= Asian Games Village (Delhi) =

Located in the Siri Fort area

The Asian Games Village is located in the Siri Fort area, near Hauz Khas in South Delhi, India.

The site was developed as the athletes' village for the 1982 Asian Games held in New Delhi. This site was designed by Raj Rewal The village is the first of its kind in the Games series. Built on the remains of the 15th Century Khalji Dynasty's Siri Fort over an area of 800 acre, this residential colony has 853 flats of which 793 house top officials of PSUs, bureaucrats, public servants, and union ministers. Former President of India APJ Abdul Kalam was a resident in the colony before his nomination to that position.

Asian Games Village is one of the most desirable and posh areas of New Delhi, as it is surrounded by the lush green spaces of Siri Fort Ridge and located next to the Siri Fort sports complex, which hosted the squash and badminton tournaments during the 2010 Commonwealth Games. A simple 2 BHK flat here is priced at USD 1 million, with full-fledged bungalows starting at USD 4 million.
The hierarchy of Courtyards is present at different levels of the complex. The complex consists of 700 housing units, out of which 200 were individual houses and 500 apartments, which vary from 2 to 4-story structures.

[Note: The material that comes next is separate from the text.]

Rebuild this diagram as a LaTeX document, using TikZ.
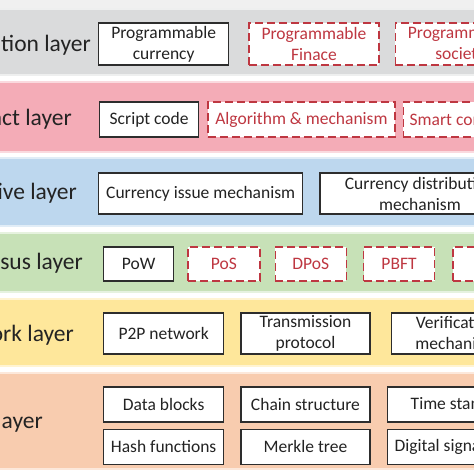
\documentclass[tikz,border=0pt]{standalone}
\usepackage{fontspec}
\setmainfont{Carlito}
\usetikzlibrary{positioning}
\definecolor{appgray}{RGB}{218,219,220}
\definecolor{conpink}{RGB}{244,172,183}
\definecolor{incblue}{RGB}{189,215,238}
\definecolor{cnsgreen}{RGB}{199,225,183}
\definecolor{netyellow}{RGB}{254,231,155}
\definecolor{datorange}{RGB}{248,204,175}
\definecolor{optred}{RGB}{190,55,65}
\definecolor{boxgray}{RGB}{45,45,45}
\definecolor{txtgray}{RGB}{35,35,35}
\tikzset{
  layer/.style={fill=#1,draw=#1!45,line width=2pt},
  blk/.style={draw=boxgray,line width=1.3pt,fill=white,align=center,inner sep=2pt,
              font=\fontsize{17.5}{21}\selectfont,text=txtgray},
  opt/.style={blk,draw=optred,text=optred,dash pattern=on 8pt off 4pt},
  lbl/.style={anchor=east,inner sep=0pt,font=\fontsize{23.5}{28}\selectfont,text=txtgray},
}
\begin{document}
\begin{tikzpicture}[x=1pt,y=-1pt]
  \useasboundingbox[fill=white] (0,0) rectangle (474,474);
  \clip (0,0) rectangle (474,474);
  \fill[black!6] (0,0) rectangle (474,8);
  % ===== layer bands =====
  \path[layer=appgray]   (-5,9)   rectangle (480,75);
  \path[layer=conpink]   (-5,82)  rectangle (480,152);
  \path[layer=incblue]   (-5,158) rectangle (480,226);
  \path[layer=cnsgreen]  (-5,233) rectangle (480,292);
  \path[layer=netyellow] (-5,299) rectangle (480,366);
  \path[layer=datorange] (-5,373) rectangle (480,469);

  % ===== Application layer =====
  \node[lbl] (appL) at (91,45) {Application layer};
  \node[blk,minimum width=130pt,minimum height=42pt,anchor=west] (appA) at (98,44) {Programmable\\currency};
  \node[opt,minimum width=130pt,minimum height=42pt,right=19pt of appA] (appB) {Programmable\\Finace};
  \node[opt,minimum width=130pt,minimum height=42pt,right=15pt of appB] (appC) {Programmable\\society};

  % ===== Contract layer =====
  \node[lbl] (conL) at (72,119) {Contract layer};
  \node[blk,minimum width=99pt,minimum height=35pt,anchor=west] (conA) at (99,119.5) {Script code};
  \node[opt,minimum width=187pt,minimum height=35pt,right=8pt of conA] (conB) {Algorithm \& mechanism};
  \node[opt,minimum width=118pt,minimum height=35pt,right=7pt of conB] (conC) {Smart contract};

  % ===== Incentive layer =====
  \node[lbl] (incL) at (77,193) {Incentive layer};
  \node[blk,minimum width=204pt,minimum height=41pt,anchor=west] (incA) at (98,193.5) {Currency issue mechanism};
  \node[blk,minimum width=200pt,minimum height=41pt,right=16pt of incA] (incB) {Currency distribution\\mechanism};

  % ===== Consensus layer =====
  \node[lbl] (cnsL) at (83,263) {Consensus layer};
  \node[blk,minimum width=70pt,minimum height=34pt,anchor=west] (cnsA) at (103,264) {PoW};
  \node[opt,minimum width=72pt,minimum height=34pt,right=13pt of cnsA] (cnsB) {PoS};
  \node[opt,minimum width=71pt,minimum height=34pt,right=14pt of cnsB] (cnsC) {DPoS};
  \node[opt,minimum width=71pt,minimum height=34pt,right=16pt of cnsC] (cnsD) {PBFT};
  \node[opt,minimum width=60pt,minimum height=34pt,right=17pt of cnsD] (cnsE) {...};

  % ===== Network layer =====
  \node[lbl] (netL) at (74,335) {Network layer};
  \node[blk,minimum width=120pt,minimum height=41pt,anchor=west] (netA) at (103,333.5) {P2P network};
  \node[blk,minimum width=129pt,minimum height=41pt,right=16pt of netA] (netB) {Transmission\\protocol};
  \node[blk,minimum width=130pt,minimum height=41pt,right=20pt of netB] (netC) {Verification\\mechanism};

  % ===== Data layer =====
  \node[lbl] (datL) at (43,422) {Data layer};
  \node[blk,minimum width=120pt,minimum height=35pt,anchor=west] (datA) at (103,404.5) {Data blocks};
  \node[blk,minimum width=129pt,minimum height=35pt,right=16pt of datA] (datB) {Chain structure};
  \node[blk,minimum width=130pt,minimum height=35pt,right=16pt of datB] (datC) {Time stamp};
  \node[blk,minimum width=120pt,minimum height=35pt,below=6pt of datA] (datD) {Hash functions};
  \node[blk,minimum width=129pt,minimum height=35pt,below=6pt of datB] (datE) {Merkle tree};
  \node[blk,minimum width=130pt,minimum height=35pt,below=6pt of datC] (datF) {Digital signature};
\end{tikzpicture}
\end{document}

Design features used in the Asian Games village.

- Clustering of buildings
- Courtyard providing public space within the building.
- Scattering of terraces creating an interactive space.
- Streets are narrow, shaded, broken up into small units, creating pauses, points of rest, and changing points.
- Green areas and Courtyards are spread all over the site, which can be accessed from almost all sides of the site.
- Terraces that are formed provide semi-private space, which obviously reminds the characteristics of houses of Jaisalmer.
- Vehicular and pedestrian movement is segregated but closely interlinked for convenience
- Peripheral roads are connected to cul-de-sac parking areas, which give access to individual garages or car porches attached to houses or apartments.
- The parking space is on the ground only and has no basement or stilt for the same.

Asiad Village is directly accessible from within to Sirifort Sports Complex with an exclusive entrance.
Asian Games Village consists of various blocks and lanes named after eminent sportspersons from India.